— WHAT THE EXERCISE ASKS —
Do not include the pictures; repeat the rest of the data exactly.

— PROVIDED DATA —
/---
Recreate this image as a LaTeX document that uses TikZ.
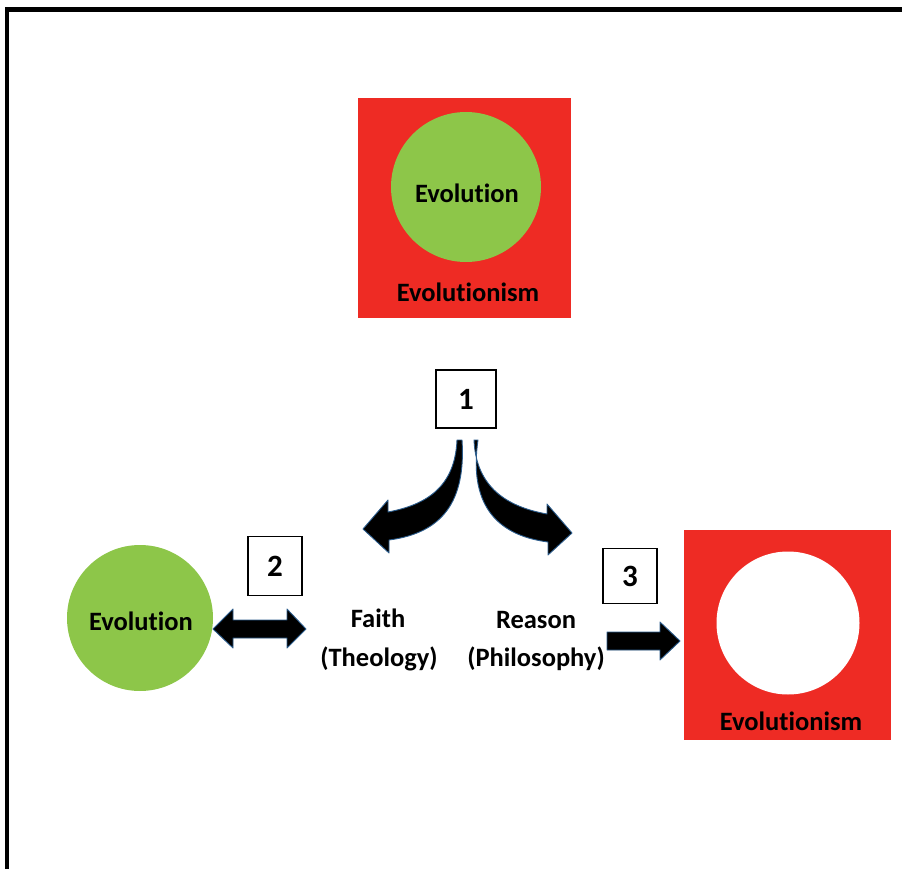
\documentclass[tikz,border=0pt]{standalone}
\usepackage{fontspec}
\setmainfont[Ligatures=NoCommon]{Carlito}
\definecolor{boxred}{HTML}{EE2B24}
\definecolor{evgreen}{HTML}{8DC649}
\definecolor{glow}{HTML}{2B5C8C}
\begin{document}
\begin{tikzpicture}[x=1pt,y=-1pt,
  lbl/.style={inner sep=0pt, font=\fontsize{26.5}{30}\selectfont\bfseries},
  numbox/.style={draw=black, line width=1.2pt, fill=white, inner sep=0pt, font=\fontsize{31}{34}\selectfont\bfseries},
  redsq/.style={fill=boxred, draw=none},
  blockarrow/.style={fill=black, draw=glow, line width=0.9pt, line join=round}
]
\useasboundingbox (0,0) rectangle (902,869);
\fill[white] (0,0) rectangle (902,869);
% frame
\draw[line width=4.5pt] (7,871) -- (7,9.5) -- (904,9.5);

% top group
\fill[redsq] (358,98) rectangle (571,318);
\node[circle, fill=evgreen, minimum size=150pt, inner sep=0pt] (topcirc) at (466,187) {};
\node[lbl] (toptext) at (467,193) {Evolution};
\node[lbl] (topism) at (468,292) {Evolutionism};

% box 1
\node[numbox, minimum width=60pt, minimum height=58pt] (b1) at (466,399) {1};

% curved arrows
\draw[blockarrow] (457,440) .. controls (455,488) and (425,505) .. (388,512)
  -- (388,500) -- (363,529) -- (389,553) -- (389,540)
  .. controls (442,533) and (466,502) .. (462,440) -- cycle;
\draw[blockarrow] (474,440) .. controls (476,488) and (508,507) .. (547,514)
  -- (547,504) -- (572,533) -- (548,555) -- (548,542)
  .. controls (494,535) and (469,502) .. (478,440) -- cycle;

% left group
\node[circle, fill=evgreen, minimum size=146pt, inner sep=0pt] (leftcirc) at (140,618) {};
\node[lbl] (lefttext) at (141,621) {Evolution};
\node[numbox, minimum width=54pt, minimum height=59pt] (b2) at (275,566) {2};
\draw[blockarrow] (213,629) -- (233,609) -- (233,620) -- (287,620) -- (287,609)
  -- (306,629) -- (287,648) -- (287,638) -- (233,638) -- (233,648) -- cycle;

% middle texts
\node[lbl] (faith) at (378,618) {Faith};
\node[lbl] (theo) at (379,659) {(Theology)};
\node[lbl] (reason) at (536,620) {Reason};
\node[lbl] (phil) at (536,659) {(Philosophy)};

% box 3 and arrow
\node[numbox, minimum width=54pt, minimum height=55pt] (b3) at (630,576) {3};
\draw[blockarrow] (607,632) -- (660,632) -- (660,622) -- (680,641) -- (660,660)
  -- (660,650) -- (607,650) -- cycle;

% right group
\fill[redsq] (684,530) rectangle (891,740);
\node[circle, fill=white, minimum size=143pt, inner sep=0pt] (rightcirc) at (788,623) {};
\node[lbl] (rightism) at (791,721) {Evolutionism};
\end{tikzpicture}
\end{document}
\---
— THE SOLUTION —
Recreate this image as a LaTeX document that uses TikZ.
\documentclass[tikz,border=0pt]{standalone}
\usepackage{fontspec}
\setmainfont[Ligatures=NoCommon]{Carlito}
\definecolor{boxred}{HTML}{EE2B24}
\definecolor{evgreen}{HTML}{8DC649}
\definecolor{glow}{HTML}{2B5C8C}
\begin{document}
\begin{tikzpicture}[x=1pt,y=-1pt,
  lbl/.style={inner sep=0pt, font=\fontsize{26.5}{30}\selectfont\bfseries},
  numbox/.style={draw=black, line width=1.2pt, fill=white, inner sep=0pt, font=\fontsize{31}{34}\selectfont\bfseries},
  redsq/.style={fill=boxred, draw=none},
  blockarrow/.style={fill=black, draw=glow, line width=0.9pt, line join=round}
]
\useasboundingbox (0,0) rectangle (902,869);
\fill[white] (0,0) rectangle (902,869);
% frame
\draw[line width=4.5pt] (7,871) -- (7,9.5) -- (904,9.5);

% top group
\fill[redsq] (358,98) rectangle (571,318);
\node[circle, fill=evgreen, minimum size=150pt, inner sep=0pt] (topcirc) at (466,187) {};
\node[lbl] (toptext) at (467,193) {Evolution};
\node[lbl] (topism) at (468,292) {Evolutionism};

% box 1
\node[numbox, minimum width=60pt, minimum height=58pt] (b1) at (466,399) {1};

% curved arrows
\draw[blockarrow] (457,440) .. controls (455,488) and (425,505) .. (388,512)
  -- (388,500) -- (363,529) -- (389,553) -- (389,540)
  .. controls (442,533) and (466,502) .. (462,440) -- cycle;
\draw[blockarrow] (474,440) .. controls (476,488) and (508,507) .. (547,514)
  -- (547,504) -- (572,533) -- (548,555) -- (548,542)
  .. controls (494,535) and (469,502) .. (478,440) -- cycle;

% left group
\node[circle, fill=evgreen, minimum size=146pt, inner sep=0pt] (leftcirc) at (140,618) {};
\node[lbl] (lefttext) at (141,621) {Evolution};
\node[numbox, minimum width=54pt, minimum height=59pt] (b2) at (275,566) {2};
\draw[blockarrow] (213,629) -- (233,609) -- (233,620) -- (287,620) -- (287,609)
  -- (306,629) -- (287,648) -- (287,638) -- (233,638) -- (233,648) -- cycle;

% middle texts
\node[lbl] (faith) at (378,618) {Faith};
\node[lbl] (theo) at (379,659) {(Theology)};
\node[lbl] (reason) at (536,620) {Reason};
\node[lbl] (phil) at (536,659) {(Philosophy)};

% box 3 and arrow
\node[numbox, minimum width=54pt, minimum height=55pt] (b3) at (630,576) {3};
\draw[blockarrow] (607,632) -- (660,632) -- (660,622) -- (680,641) -- (660,660)
  -- (660,650) -- (607,650) -- cycle;

% right group
\fill[redsq] (684,530) rectangle (891,740);
\node[circle, fill=white, minimum size=143pt, inner sep=0pt] (rightcirc) at (788,623) {};
\node[lbl] (rightism) at (791,721) {Evolutionism};
\end{tikzpicture}
\end{document}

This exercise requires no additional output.